The puzzle bothered Lucinda until one evening after supper when she noticed her husband reach in his shirt pocket and take out two of her missing hairpins. "Joseph, what are you doing with my hairpins?" she asked. He replied that he was working on an idea for a fence.

When the weather improved, Joseph purchased a reel of smooth fence wire from Isaac Ellwood's hardware store and began experimenting. At one point, he tried to form a piece of wire into a small coil that would fit reasonably tight on a single strand of wire. After being struck with a hammer, it would tightly clinch around the wire and stay in place.

However, with only pliers as tools, Joseph found it difficult to produce a coil small enough with sufficient uniformity for his needs. He took his problem to his long-time friend and blacksmith Phineas Vaughan. Together, they took apart an old coffee mill and reassembled it, utilizing the principle of a moving sleeve and a lug. With a turn of the crank, the machine produced a small uniform-sized coil.

Joseph Glidden then returned to his experiment of clinching the coils with their tangs and twisting it with another smooth wire on the single strand. Thus, he came to invent the first practical "barbed wire." This barbed wire became the template on which all of the most successful barbed wire designs were based.

The idea of a thorny or barbed wire fence constructed with sharp spines or points to ward off livestock was not then entirely new, according to a history of DeKalb County. Michael Kelly had patented a barbed wire for fencing on November 17, 1868, which was reissued April 4, 1876. But it consisted of a flat wire, with the barbs inserted in holes made through it.

Glidden’s first patent on May 12, 1874, was a decided improvement on the Kelly model. It consisted of a round fence wire and a barb formed of two short, pointed pieces of wire, secured in place upon the fence wire by coiling between their ends, which were extended to present four points in different directions. But on November 24, Glidden patented still another improvement (The Winner), substituting a double twisted wire for the single wire, upon which was fixed a piece of pointed wire coiled in the center, forming two transverse points.

From manufacturing a few of these by hand on his farm, Glidden progressed to making the material by horse-power, using at first a single horse to propel his imperfect machinery, which over the years was improved until "its perfection is a matter of astonishment to all beholders," according to the history of DeKalb County.

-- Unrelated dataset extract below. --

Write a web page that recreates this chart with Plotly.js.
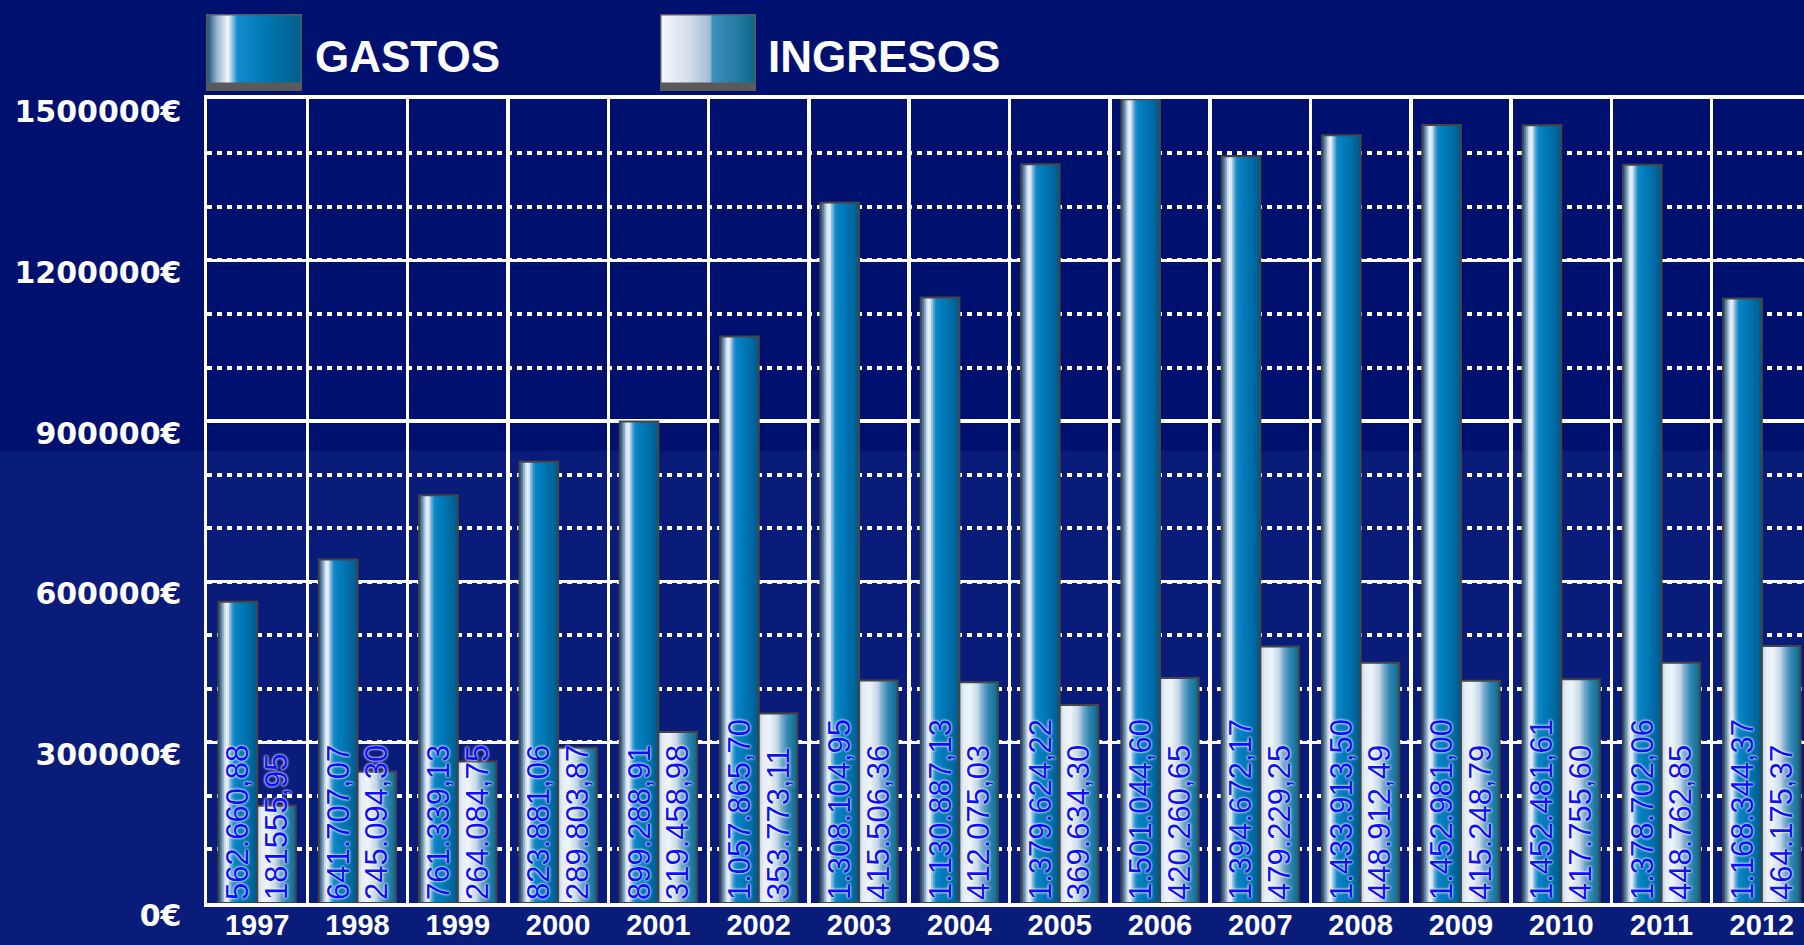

"This machinery, together with the extensive establishment, has all been created out of the raw material within the incredibly short period of two years, during which time the large sums of money expended have been made in the business itself; so that it has been self-developing and self-supporting, and has created in addition a large surplus. The secret of its financial success is the fact that it has met a want everywhere urgently felt all over the great prairie country of the West; and the vast territory being of such varied climate that the demand is as great in winter as in summer. At no time during any of the seasons, is there not fencing going on in some portion of the great field in which this fence is demanded--in Illinois or Iowa, in Texas or California," the history reported.

Glidden first convinced his neighbors of the practicability of the invention by making it with his own hands and setting off his farm portions with the fence. As these experiments were gradually improved and exhibited, the demand for the fence became urgent. In July, 1874, Glidden entered into partnership with the young, energetic Isaac L. Ellwood, and commenced manufacturing in the City of DeKalb. The business soon outgrew their facilities and in the winter of 1874-75, they erected a larger building.

In 1876 Glidden “retired” from manufacturing by selling his half of the business to Washburn and Moen, but retained royalties. The Glidden Barbed Wire company evolved into American Steel and Wire and eventually was incorporated into the U.S.Steel Manufacturing Company of today.